▶ Problem statement:
Restate the listing below word for word, omitting any images.

▶ Data extract:
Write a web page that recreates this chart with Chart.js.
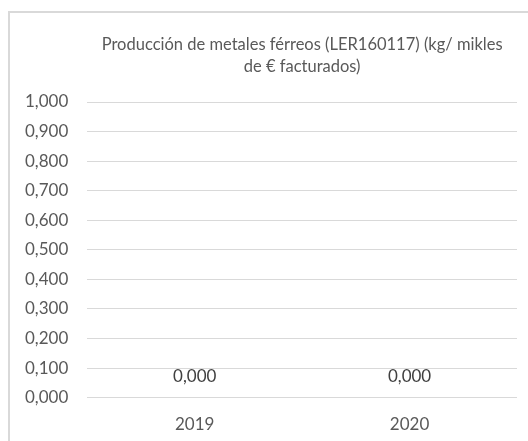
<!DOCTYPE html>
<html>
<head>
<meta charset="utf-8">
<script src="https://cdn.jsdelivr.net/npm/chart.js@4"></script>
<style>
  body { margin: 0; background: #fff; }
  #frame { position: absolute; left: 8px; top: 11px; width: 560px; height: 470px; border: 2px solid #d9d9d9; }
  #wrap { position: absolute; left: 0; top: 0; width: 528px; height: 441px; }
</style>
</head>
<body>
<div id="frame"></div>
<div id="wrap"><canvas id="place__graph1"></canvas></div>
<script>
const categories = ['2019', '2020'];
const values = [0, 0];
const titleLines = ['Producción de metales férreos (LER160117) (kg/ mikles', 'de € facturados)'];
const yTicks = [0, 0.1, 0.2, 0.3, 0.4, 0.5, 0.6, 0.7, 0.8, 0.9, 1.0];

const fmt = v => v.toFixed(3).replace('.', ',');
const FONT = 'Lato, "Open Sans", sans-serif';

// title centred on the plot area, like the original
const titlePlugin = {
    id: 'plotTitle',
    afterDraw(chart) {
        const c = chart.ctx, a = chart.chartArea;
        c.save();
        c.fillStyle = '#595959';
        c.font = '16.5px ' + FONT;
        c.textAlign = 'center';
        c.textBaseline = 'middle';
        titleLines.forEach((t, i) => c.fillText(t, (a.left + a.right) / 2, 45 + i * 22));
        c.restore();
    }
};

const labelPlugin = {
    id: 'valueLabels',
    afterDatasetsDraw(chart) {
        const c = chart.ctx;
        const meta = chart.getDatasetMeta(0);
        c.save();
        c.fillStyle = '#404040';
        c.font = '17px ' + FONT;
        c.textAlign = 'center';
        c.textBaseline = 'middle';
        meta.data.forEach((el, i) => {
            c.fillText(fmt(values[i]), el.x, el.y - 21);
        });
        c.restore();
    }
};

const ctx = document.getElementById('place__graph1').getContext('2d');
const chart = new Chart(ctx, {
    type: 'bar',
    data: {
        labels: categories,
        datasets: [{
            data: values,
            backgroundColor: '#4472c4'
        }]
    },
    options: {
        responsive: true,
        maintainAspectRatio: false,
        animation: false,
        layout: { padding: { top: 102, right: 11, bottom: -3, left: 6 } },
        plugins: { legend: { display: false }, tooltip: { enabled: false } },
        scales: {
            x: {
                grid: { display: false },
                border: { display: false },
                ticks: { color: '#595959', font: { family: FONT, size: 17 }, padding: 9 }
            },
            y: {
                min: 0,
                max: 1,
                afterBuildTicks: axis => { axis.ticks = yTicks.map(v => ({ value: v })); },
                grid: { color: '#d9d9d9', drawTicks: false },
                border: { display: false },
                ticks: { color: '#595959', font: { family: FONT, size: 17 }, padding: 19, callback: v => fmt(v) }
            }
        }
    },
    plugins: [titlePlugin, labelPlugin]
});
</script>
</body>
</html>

▶ Finished answer:
Write a web page that recreates this chart with Chart.js.
<!DOCTYPE html>
<html>
<head>
<meta charset="utf-8">
<script src="https://cdn.jsdelivr.net/npm/chart.js@4"></script>
<style>
  body { margin: 0; background: #fff; }
  #frame { position: absolute; left: 8px; top: 11px; width: 560px; height: 470px; border: 2px solid #d9d9d9; }
  #wrap { position: absolute; left: 0; top: 0; width: 528px; height: 441px; }
</style>
</head>
<body>
<div id="frame"></div>
<div id="wrap"><canvas id="place__graph1"></canvas></div>
<script>
const categories = ['2019', '2020'];
const values = [0, 0];
const titleLines = ['Producción de metales férreos (LER160117) (kg/ mikles', 'de € facturados)'];
const yTicks = [0, 0.1, 0.2, 0.3, 0.4, 0.5, 0.6, 0.7, 0.8, 0.9, 1.0];

const fmt = v => v.toFixed(3).replace('.', ',');
const FONT = 'Lato, "Open Sans", sans-serif';

// title centred on the plot area, like the original
const titlePlugin = {
    id: 'plotTitle',
    afterDraw(chart) {
        const c = chart.ctx, a = chart.chartArea;
        c.save();
        c.fillStyle = '#595959';
        c.font = '16.5px ' + FONT;
        c.textAlign = 'center';
        c.textBaseline = 'middle';
        titleLines.forEach((t, i) => c.fillText(t, (a.left + a.right) / 2, 45 + i * 22));
        c.restore();
    }
};

const labelPlugin = {
    id: 'valueLabels',
    afterDatasetsDraw(chart) {
        const c = chart.ctx;
        const meta = chart.getDatasetMeta(0);
        c.save();
        c.fillStyle = '#404040';
        c.font = '17px ' + FONT;
        c.textAlign = 'center';
        c.textBaseline = 'middle';
        meta.data.forEach((el, i) => {
            c.fillText(fmt(values[i]), el.x, el.y - 21);
        });
        c.restore();
    }
};

const ctx = document.getElementById('place__graph1').getContext('2d');
const chart = new Chart(ctx, {
    type: 'bar',
    data: {
        labels: categories,
        datasets: [{
            data: values,
            backgroundColor: '#4472c4'
        }]
    },
    options: {
        responsive: true,
        maintainAspectRatio: false,
        animation: false,
        layout: { padding: { top: 102, right: 11, bottom: -3, left: 6 } },
        plugins: { legend: { display: false }, tooltip: { enabled: false } },
        scales: {
            x: {
                grid: { display: false },
                border: { display: false },
                ticks: { color: '#595959', font: { family: FONT, size: 17 }, padding: 9 }
            },
            y: {
                min: 0,
                max: 1,
                afterBuildTicks: axis => { axis.ticks = yTicks.map(v => ({ value: v })); },
                grid: { color: '#d9d9d9', drawTicks: false },
                border: { display: false },
                ticks: { color: '#595959', font: { family: FONT, size: 17 }, padding: 19, callback: v => fmt(v) }
            }
        }
    },
    plugins: [titlePlugin, labelPlugin]
});
</script>
</body>
</html>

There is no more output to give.